I headed northwest up the ridge, being careful not to get too close to the edge of the ridge and trying to stay away from large areas of snow (I used those as landmarks).  I kept trudging on, following the ridge.  I’m 95% sure I made it to the summit, because when I pulled out my phone and looked at the GPX file it said I was there.  You’d never guess though by the picture…


I went to get some pictures with my cell phone, and before I could do so noticed I was at 41% battery.  Time to head down.  Wait, 37%… 35%… 31%… all lost within about 10 seconds.  Argh!  No!!!  This was insane!  I turned off my phone and booked it down that ridge!  I have a lot of great survival skills, but knowing my phone was going this fast made me start to worry.  It’s like a safety blanket I didn’t want to lose. Yes, I know, I know, (I know!!!) but when it hits you as reality in these types of conditions your priorities change:  you really do want that phone to work!  (I’d left my portable charger in the truck because this was only a 9 mile hike:  never again!).

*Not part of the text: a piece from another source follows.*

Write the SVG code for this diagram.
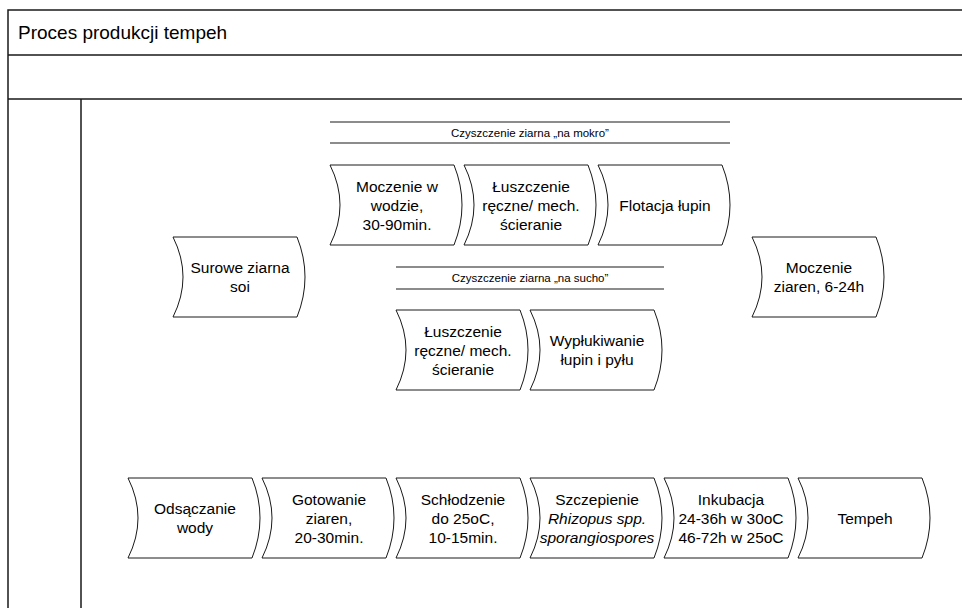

That ridge lasted forever.  Did I really hike all this way up?  It felt like it would never end, and without visually being able to see how much route I had left I kept checking my compass to make sure I was headed in the right direction and my altimeter to see how much further I should have to go.


I made it back down to where I’d exited treeline and looked for the snowshoe tracks I’d so carefully made.  They weren’t there.  Drat.  The wind had completely filled in those 6 inch post-holes with fresh snow! This is what I saw…


I quickly put on my snowshoes and started jogging as fast as I could carefully jog down.  I wanted to get off that mountain.  At this point the visibility was great… there just weren’t any tracks to follow.  I headed towards the ridge, and when I made it I breathed a sigh of relief!  Now all I had to do was follow the ridge until it ended and head southeast.


At this point my anxiety dropped because I could see where I was and I knew where I was headed.  But I was also exhausted!  I was wearing winter hiking boots, trudging through the snow in snowshoes that were postholing, and that wind took a lot out of me.  I haven’t been this tired at the end of a hike in a very long time.  And it wasn’t even that long of a hike!  I’d guess it was less than 9 miles total, but in those conditions, it was insane!

I noticed a small dam at the bridge…


I learned so much from todays hike. I really tested my abilities, and I’m proud I was able to use the skills I have to stay safe in a not so safe situation.  Also, I don’t think I’ll be purposely doing that again.  Anyway, I’m back at it!

Oh, and the weather cleared up as I headed back down.